If there's a complaint to be had about the album, it's that it tries to have its cake and eat it too. Throughout the album, pieces of dialogue and narration are interspersed, allowing us to track the plot along with the hits parade of music. On the one hand, it's helpful to be able to keep up with how the plot is moving along - it's what keeps the album from feeling like it's just another (albeit very good) set of covers. On the other hand, it gets irritating after a while; the constant string of narration begins to feel forced, and listeners may just want to get through a single song without it being interrupted by narration.

The cast is uniformly excellent, with powerful voices that evoke their real-life counterparts without veering into impersonation.

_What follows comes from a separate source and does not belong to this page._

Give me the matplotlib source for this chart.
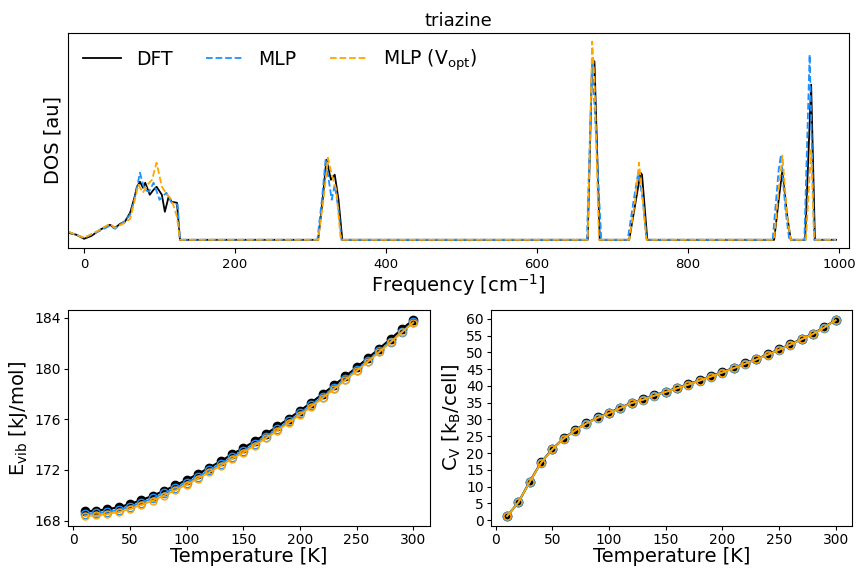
import matplotlib
matplotlib.use("Agg")
import matplotlib.pyplot as plt
from matplotlib.ticker import MultipleLocator

# ---------------- DOS data (frequency in cm^-1, DOS in arbitrary units) ----------------
dft_freq = [-21, -10, 0, 10, 21, 34, 41, 48, 54, 61, 67, 70, 74, 78, 81, 87, 92, 96, 103, 107,
            112, 116, 123, 127, 310, 316, 321, 327, 332, 337, 342, 667, 673, 676, 683, 722, 731,
            737, 739, 746, 914, 920, 925, 931, 936, 955, 963, 968, 996]
dft_dos = [0.07, 0.05, 0.01, 0.04, 0.10, 0.15, 0.12, 0.16, 0.18, 0.27, 0.43, 0.53, 0.58, 0.52, 0.57,
           0.45, 0.50, 0.53, 0.45, 0.28, 0.43, 0.38, 0.37, 0.0, 0.0, 0.40, 0.80, 0.60, 0.65, 0.40, 0.0,
           0.0, 1.80, 1.78, 0.0, 0.0, 0.40, 0.67, 0.65, 0.0, 0.0, 0.40, 0.70, 0.25, 0.0, 0.0, 1.55,
           0.0, 0.0]

mlp_freq = [-21, 0, 21, 34, 41, 54, 61, 67, 74, 80, 86, 92, 100, 109, 116, 124, 127, 309, 315, 320,
            324, 328, 332, 337, 341, 666, 673, 677, 685, 720, 728, 734, 740, 745, 912, 920, 923, 929,
            934, 954, 961, 967, 996]
mlp_dos = [0.08, 0.02, 0.09, 0.14, 0.11, 0.19, 0.25, 0.41, 0.67, 0.50, 0.48, 0.57, 0.40, 0.47, 0.37,
           0.35, 0.0, 0.0, 0.40, 0.81, 0.60, 0.40, 0.55, 0.30, 0.0, 0.0, 1.80, 1.20, 0.0, 0.0, 0.40,
           0.67, 0.40, 0.0, 0.0, 0.70, 0.85, 0.30, 0.0, 0.0, 1.85, 0.0, 0.0]

vopt_freq = [-21, 0, 21, 34, 41, 54, 61, 65, 72, 78, 84, 90, 96, 103, 110, 116, 123, 127, 310, 317,
             323, 328, 334, 340, 667, 673, 676, 682, 722, 730, 735, 738, 745, 914, 920, 925, 931,
             936, 956, 963, 967, 996]
vopt_dos = [0.08, 0.02, 0.10, 0.16, 0.12, 0.17, 0.21, 0.33, 0.55, 0.47, 0.55, 0.60, 0.77, 0.53, 0.45,
            0.40, 0.23, 0.0, 0.0, 0.40, 0.82, 0.65, 0.50, 0.0, 0.0, 1.98, 1.60, 0.0, 0.0, 0.40, 0.77,
            0.55, 0.0, 0.0, 0.50, 0.84, 0.25, 0.0, 0.0, 0.90, 0.0, 0.0]

# ---------------- Thermodynamics ----------------
temps = [10, 20, 30, 40, 50, 60, 70, 80, 90, 100, 110, 120, 130, 140, 150,
         160, 170, 180, 190, 200, 210, 220, 230, 240, 250, 260, 270, 280, 290, 300]

evib_dft = [168.73, 168.78, 168.89, 169.05, 169.30, 169.62, 169.95, 170.35, 170.77, 171.21,
            171.68, 172.18, 172.68, 173.23, 173.72, 174.27, 174.84, 175.43, 176.04, 176.67,
            177.32, 177.99, 178.68, 179.38, 180.10, 180.83, 181.58, 182.34, 183.12, 183.85]
evib_mlp = [168.52, 168.57, 168.68, 168.84, 169.09, 169.41, 169.74, 170.14, 170.56, 171.00,
            171.47, 171.97, 172.47, 173.02, 173.51, 174.06, 174.63, 175.22, 175.83, 176.46,
            177.11, 177.78, 178.47, 179.17, 179.89, 180.62, 181.37, 182.13, 182.91, 183.65]
evib_vopt = [168.35, 168.40, 168.51, 168.67, 168.92, 169.24, 169.57, 169.97, 170.39, 170.83,
             171.31, 171.81, 172.32, 172.87, 173.37, 173.92, 174.50, 175.09, 175.71, 176.34,
             176.99, 177.67, 178.37, 179.08, 179.80, 180.54, 181.30, 182.07, 182.86, 183.62]

cv_dft = [1.2, 5.3, 11.5, 17.2, 21.2, 24.4, 26.8, 28.9, 30.6, 32.0, 33.5, 35.0, 36.0, 37.2, 38.3,
          39.4, 40.5, 41.7, 42.9, 44.1, 45.4, 46.7, 48.0, 49.4, 50.9, 52.4, 54.0, 55.6, 57.5, 59.7]
cv_mlp = [1.2, 5.3, 11.4, 17.1, 21.1, 24.3, 26.7, 28.8, 30.5, 31.9, 33.4, 34.9, 35.9, 37.1, 38.2,
          39.3, 40.4, 41.6, 42.8, 44.0, 45.3, 46.6, 47.9, 49.3, 50.8, 52.3, 53.9, 55.5, 57.4, 59.6]
cv_vopt = [1.2, 5.3, 11.4, 17.1, 21.1, 24.3, 26.7, 28.8, 30.5, 31.9, 33.4, 34.9, 35.9, 37.1, 38.2,
           39.3, 40.4, 41.6, 42.8, 44.0, 45.3, 46.6, 47.9, 49.3, 50.8, 52.3, 53.9, 55.5, 57.4, 59.6]

c_dft = "black"
c_mlp = "dodgerblue"
c_vopt = "orange"

fig = plt.figure(figsize=(8.56, 5.71), dpi=100)

ax_top = fig.add_axes([0.0797, 0.566, 0.9120, 0.377])
ax_e = fig.add_axes([0.0797, 0.079, 0.4222, 0.378])
ax_c = fig.add_axes([0.5732, 0.079, 0.4222, 0.378])

ax_top.plot(dft_freq, dft_dos, color=c_dft, lw=1.3, label="DFT")
ax_top.plot(mlp_freq, mlp_dos, color=c_mlp, lw=1.3, ls="--", label="MLP")
ax_top.plot(vopt_freq, vopt_dos, color=c_vopt, lw=1.3, ls="--", label=r"MLP (V$_{\rm opt}$)")
ax_top.set_xlim(-21, 1013)
ax_top.set_ylim(-0.08, 2.07)
ax_top.set_yticks([])
ax_top.set_xticks([0, 200, 400, 600, 800, 1000])
ax_top.set_xlabel(r"Frequency [cm$^{-1}$]", fontsize=14, labelpad=1)
ax_top.set_ylabel("DOS [au]", fontsize=14)
ax_top.set_title("triazine", fontsize=13, pad=5)
ax_top.tick_params(labelsize=9.5)
ax_top.legend(loc="upper left", ncol=3, frameon=False, fontsize=13.5,
              borderaxespad=0.4, columnspacing=1.8)

for ax, d, m, v in [(ax_e, evib_dft, evib_mlp, evib_vopt), (ax_c, cv_dft, cv_mlp, cv_vopt)]:
    ax.plot(temps, d, color=c_dft, marker="o", ms=6, lw=1.5)
    ax.plot(temps, m, color=c_mlp, marker="o", ms=6, mfc="none", lw=1.3)
    ax.plot(temps, v, color=c_vopt, marker="o", ms=5, mfc="none", lw=1.3)
    ax.set_xlabel("Temperature [K]", fontsize=14, labelpad=0)
    ax.tick_params(labelsize=10, length=3, pad=2)
    ax.set_xticks([0, 50, 100, 150, 200, 250, 300])

ax_e.yaxis.set_major_locator(MultipleLocator(4))
ax_e.set_ylabel(r"E$_{\rm vib}$ [kJ/mol]", fontsize=14, labelpad=3)
ax_c.yaxis.set_major_locator(MultipleLocator(5))
ax_c.set_ylabel(r"C$_{\rm V}$ [k$_{\rm B}$/cell]", fontsize=14, labelpad=2)

fig.savefig("out.png", dpi=100)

Baskin, along with Ephraim Sykes as David Ruffin, have the most attention-getting moments, but Jawan M. Jackson, Jeremy Pope, and James Harkness all excel from the first notes. There's also an excellent interlude where we're introduced to The Supremes, led with Diana Ross-worthy vocals by Candice Marie Woods. In every moment, there's a real sense that the cast feels the weight of the iconic music they've been entrusted with, but that they're also working to tell the story too.

This is especially evident in the section near the end of the first act, where tensions in the band are rising, Sykes's Ruffin is growing a too-big ego, and racial tensions in America are hitting their boiling point. Over the course of a few songs at the end of the first act, including "Don't Look Back," "If You Don't Know Me By Now," and "I Could Never Love Another," we cover some huge changes in the characters' world - and it really, really works. It doesn't just feel like "here's the moments where they sang these songs," but like a true book musical, where the songs reflect the emotional moment. "I Wish It Would Rain," sung just after the group finds out about the assassination of Martin Luther King Jr., is one of the album's highlights. It's moments like these that elevate the Ain't Too Proud album from simple covers to powerful storytelling.